Directive :: Omit pictures and quote the listing below line by line, from its start through the line that holds "const yearTicks = [1980, 1990, 2000, 2010, 2020];".

# # #

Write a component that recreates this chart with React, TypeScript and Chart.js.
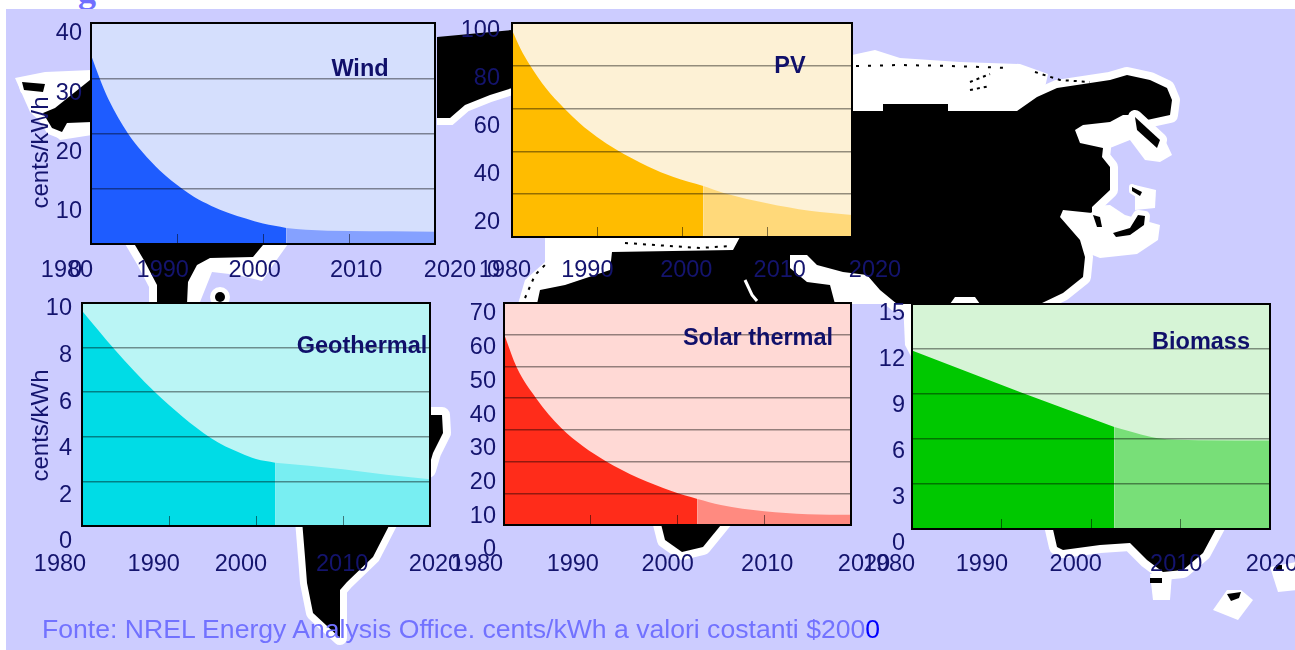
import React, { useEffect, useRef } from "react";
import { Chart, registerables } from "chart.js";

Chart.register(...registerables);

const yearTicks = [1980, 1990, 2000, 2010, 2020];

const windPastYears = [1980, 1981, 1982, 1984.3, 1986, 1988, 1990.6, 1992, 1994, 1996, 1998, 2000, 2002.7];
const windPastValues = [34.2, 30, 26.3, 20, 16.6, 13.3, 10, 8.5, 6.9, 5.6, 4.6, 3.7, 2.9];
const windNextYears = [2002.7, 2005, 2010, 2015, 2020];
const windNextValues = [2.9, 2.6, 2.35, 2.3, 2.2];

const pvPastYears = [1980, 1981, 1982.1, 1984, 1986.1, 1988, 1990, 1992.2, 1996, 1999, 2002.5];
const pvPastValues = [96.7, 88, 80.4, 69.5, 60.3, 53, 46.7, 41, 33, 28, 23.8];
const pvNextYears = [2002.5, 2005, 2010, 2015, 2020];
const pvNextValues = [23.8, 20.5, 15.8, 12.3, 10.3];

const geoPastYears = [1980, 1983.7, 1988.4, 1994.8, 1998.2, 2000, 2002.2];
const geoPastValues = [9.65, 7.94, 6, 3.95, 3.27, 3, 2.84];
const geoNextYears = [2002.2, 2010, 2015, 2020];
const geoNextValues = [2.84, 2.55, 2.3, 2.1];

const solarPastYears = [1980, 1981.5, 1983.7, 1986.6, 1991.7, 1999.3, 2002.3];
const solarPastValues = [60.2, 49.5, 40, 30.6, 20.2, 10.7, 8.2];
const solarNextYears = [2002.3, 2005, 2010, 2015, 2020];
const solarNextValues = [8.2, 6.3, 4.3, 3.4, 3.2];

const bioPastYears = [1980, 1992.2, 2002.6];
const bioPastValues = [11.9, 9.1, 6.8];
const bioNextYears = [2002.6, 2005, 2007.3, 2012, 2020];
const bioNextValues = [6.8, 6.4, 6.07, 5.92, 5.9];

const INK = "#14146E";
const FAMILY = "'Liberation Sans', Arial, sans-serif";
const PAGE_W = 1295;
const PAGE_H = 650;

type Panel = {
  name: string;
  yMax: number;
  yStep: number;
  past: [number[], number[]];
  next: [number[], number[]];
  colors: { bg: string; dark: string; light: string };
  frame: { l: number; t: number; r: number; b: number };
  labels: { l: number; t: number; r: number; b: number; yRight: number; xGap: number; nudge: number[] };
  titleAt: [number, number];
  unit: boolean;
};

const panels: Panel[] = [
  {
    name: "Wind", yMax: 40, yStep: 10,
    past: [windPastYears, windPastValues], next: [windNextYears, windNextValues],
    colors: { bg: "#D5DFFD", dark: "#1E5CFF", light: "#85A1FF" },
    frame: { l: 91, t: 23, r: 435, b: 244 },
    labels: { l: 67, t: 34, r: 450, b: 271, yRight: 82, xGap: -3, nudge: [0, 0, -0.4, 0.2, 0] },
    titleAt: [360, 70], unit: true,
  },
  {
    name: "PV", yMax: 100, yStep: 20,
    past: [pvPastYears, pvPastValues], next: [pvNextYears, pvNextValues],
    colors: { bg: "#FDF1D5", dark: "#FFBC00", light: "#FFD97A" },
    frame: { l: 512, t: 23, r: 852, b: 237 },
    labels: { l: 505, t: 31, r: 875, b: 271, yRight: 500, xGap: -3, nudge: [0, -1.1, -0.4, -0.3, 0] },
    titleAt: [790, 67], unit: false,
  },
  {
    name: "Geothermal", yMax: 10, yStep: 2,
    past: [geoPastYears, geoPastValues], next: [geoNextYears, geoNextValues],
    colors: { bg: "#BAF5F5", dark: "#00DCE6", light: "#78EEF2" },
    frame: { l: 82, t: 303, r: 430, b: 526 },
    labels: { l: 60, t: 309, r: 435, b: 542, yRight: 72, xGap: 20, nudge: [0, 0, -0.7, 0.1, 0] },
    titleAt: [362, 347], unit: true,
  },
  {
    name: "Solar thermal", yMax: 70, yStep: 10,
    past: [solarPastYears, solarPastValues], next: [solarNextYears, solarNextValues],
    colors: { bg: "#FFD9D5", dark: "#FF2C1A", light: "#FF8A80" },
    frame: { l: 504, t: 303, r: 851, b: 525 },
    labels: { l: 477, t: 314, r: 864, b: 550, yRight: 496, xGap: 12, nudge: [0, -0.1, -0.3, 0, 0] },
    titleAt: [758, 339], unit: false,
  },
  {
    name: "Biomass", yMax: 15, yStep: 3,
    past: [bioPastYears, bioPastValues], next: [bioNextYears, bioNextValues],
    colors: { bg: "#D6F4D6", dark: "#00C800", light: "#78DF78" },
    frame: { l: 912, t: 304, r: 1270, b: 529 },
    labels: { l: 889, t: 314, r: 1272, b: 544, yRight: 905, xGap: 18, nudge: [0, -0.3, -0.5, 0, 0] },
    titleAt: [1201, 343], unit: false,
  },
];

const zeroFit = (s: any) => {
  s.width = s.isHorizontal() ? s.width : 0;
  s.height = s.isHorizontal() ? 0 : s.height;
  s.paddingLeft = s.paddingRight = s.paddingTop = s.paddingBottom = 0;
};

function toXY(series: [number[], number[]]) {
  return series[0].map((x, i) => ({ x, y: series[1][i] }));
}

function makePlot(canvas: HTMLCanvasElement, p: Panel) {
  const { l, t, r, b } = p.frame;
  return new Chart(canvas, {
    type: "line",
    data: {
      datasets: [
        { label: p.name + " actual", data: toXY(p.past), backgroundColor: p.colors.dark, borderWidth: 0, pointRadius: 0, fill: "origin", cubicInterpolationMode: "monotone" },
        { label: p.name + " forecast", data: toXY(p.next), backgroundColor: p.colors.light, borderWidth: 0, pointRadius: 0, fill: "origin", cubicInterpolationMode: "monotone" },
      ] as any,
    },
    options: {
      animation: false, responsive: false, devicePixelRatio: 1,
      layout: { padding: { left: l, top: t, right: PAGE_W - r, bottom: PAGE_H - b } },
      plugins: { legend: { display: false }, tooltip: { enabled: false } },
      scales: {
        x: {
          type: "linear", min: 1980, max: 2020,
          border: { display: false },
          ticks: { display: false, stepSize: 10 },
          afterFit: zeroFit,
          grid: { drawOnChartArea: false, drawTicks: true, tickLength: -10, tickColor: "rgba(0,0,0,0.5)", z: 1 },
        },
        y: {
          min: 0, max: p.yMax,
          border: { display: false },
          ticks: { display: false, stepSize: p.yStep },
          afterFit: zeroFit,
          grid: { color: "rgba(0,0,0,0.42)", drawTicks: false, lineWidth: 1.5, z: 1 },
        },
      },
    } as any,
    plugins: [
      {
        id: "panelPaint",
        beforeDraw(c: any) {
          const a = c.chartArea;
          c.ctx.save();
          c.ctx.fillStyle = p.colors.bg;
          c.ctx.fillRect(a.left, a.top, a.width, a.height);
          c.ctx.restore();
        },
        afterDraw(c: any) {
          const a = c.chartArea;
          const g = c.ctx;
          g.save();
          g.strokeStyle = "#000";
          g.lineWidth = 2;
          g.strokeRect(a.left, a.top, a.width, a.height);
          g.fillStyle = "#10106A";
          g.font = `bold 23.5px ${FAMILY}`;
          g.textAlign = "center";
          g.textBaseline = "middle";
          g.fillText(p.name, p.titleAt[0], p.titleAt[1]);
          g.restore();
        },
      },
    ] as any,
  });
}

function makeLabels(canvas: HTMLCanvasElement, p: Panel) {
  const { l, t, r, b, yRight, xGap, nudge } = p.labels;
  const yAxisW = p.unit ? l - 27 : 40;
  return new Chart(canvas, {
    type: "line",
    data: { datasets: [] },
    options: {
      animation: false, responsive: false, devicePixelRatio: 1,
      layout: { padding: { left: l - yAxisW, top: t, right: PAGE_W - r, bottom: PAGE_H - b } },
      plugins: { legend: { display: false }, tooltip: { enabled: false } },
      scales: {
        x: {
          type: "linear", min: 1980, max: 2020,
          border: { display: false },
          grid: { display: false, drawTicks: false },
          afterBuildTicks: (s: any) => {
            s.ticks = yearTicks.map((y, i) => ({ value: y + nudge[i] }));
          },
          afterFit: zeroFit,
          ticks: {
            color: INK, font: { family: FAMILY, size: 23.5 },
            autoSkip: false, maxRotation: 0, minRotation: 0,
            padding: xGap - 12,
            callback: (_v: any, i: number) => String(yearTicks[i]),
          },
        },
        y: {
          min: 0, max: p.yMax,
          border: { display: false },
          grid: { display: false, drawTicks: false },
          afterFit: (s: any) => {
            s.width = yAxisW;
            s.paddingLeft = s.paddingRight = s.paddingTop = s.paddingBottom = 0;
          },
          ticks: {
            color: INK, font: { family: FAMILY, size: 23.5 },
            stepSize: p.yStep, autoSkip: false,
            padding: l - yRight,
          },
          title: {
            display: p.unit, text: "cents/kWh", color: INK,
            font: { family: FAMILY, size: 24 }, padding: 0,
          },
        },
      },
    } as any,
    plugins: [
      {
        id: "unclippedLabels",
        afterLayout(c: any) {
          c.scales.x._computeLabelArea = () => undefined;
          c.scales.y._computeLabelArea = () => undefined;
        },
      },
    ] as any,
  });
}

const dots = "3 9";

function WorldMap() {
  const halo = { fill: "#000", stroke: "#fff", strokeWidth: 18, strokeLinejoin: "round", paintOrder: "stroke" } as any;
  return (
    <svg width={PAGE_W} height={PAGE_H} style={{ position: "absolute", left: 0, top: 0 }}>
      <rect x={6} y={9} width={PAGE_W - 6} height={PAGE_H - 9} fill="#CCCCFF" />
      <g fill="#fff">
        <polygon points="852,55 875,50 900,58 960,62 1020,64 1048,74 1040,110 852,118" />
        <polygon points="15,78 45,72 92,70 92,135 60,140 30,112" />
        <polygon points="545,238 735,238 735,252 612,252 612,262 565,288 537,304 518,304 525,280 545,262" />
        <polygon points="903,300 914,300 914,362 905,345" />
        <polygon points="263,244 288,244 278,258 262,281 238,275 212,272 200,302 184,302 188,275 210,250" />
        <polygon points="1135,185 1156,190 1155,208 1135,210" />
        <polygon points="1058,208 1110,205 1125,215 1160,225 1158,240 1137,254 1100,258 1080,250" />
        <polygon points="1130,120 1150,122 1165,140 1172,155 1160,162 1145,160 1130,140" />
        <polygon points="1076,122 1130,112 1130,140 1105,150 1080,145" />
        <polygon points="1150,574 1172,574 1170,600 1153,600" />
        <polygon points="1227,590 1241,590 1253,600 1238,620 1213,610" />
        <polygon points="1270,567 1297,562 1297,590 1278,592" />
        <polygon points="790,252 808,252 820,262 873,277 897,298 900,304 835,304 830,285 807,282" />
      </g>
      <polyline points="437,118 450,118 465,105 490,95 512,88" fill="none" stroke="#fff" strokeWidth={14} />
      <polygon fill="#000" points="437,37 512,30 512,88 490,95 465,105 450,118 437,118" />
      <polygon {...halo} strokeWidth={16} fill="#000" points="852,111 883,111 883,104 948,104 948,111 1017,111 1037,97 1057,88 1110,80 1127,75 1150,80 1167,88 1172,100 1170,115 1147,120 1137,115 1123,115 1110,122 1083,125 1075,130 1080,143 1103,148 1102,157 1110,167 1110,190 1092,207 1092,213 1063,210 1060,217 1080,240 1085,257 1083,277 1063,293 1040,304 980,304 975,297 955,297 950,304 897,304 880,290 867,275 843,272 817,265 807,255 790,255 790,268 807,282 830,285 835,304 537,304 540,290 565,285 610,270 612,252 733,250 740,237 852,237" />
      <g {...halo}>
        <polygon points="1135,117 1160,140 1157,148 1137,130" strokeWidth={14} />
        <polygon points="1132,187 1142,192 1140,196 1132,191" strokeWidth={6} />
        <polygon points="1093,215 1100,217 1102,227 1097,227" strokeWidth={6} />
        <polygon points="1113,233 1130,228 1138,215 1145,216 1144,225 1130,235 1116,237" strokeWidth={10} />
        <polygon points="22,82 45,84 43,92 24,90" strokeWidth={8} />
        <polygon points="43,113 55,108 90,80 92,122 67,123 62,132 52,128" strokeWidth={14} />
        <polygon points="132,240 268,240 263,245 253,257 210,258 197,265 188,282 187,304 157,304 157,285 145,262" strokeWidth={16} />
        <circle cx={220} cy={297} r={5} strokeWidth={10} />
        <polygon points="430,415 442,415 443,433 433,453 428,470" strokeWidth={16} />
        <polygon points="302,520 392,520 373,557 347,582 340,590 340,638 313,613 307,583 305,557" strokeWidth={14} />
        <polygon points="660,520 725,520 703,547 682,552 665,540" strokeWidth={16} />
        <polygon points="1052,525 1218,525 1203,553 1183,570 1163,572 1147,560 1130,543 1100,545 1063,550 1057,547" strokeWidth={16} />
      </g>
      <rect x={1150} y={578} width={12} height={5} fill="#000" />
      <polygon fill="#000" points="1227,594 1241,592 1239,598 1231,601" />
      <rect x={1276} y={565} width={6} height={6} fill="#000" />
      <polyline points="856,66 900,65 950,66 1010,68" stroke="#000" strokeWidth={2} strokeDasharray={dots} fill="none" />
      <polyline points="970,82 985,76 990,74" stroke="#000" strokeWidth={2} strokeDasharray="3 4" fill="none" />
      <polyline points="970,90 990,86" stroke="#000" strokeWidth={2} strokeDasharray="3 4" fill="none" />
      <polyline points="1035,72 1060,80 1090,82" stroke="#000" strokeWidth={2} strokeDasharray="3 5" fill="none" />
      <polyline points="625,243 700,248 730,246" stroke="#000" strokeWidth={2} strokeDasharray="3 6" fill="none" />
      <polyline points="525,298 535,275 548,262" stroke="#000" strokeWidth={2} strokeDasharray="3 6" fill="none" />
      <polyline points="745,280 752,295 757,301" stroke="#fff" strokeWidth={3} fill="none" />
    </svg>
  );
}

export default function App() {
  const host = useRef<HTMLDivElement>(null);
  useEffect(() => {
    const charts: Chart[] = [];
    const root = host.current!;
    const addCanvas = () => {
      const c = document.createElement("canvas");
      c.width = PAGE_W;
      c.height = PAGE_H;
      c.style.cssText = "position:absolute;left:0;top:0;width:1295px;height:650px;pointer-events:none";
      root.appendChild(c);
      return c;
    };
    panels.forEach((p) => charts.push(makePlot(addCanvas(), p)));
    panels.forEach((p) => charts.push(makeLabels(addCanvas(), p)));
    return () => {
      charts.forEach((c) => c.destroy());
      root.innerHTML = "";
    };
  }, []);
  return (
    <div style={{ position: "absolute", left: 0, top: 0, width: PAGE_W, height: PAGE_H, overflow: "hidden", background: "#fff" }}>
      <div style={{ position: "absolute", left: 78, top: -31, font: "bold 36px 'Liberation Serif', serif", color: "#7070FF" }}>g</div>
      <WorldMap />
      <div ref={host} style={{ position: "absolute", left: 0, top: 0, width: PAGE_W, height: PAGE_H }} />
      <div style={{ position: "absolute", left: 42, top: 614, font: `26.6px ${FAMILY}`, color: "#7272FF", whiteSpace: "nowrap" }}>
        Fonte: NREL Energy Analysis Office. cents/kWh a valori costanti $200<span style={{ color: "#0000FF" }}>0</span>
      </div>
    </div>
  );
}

# # #

Output of the exercise ::
Write a component that recreates this chart with React, TypeScript and Chart.js.
import React, { useEffect, useRef } from "react";
import { Chart, registerables } from "chart.js";

Chart.register(...registerables);

const yearTicks = [1980, 1990, 2000, 2010, 2020];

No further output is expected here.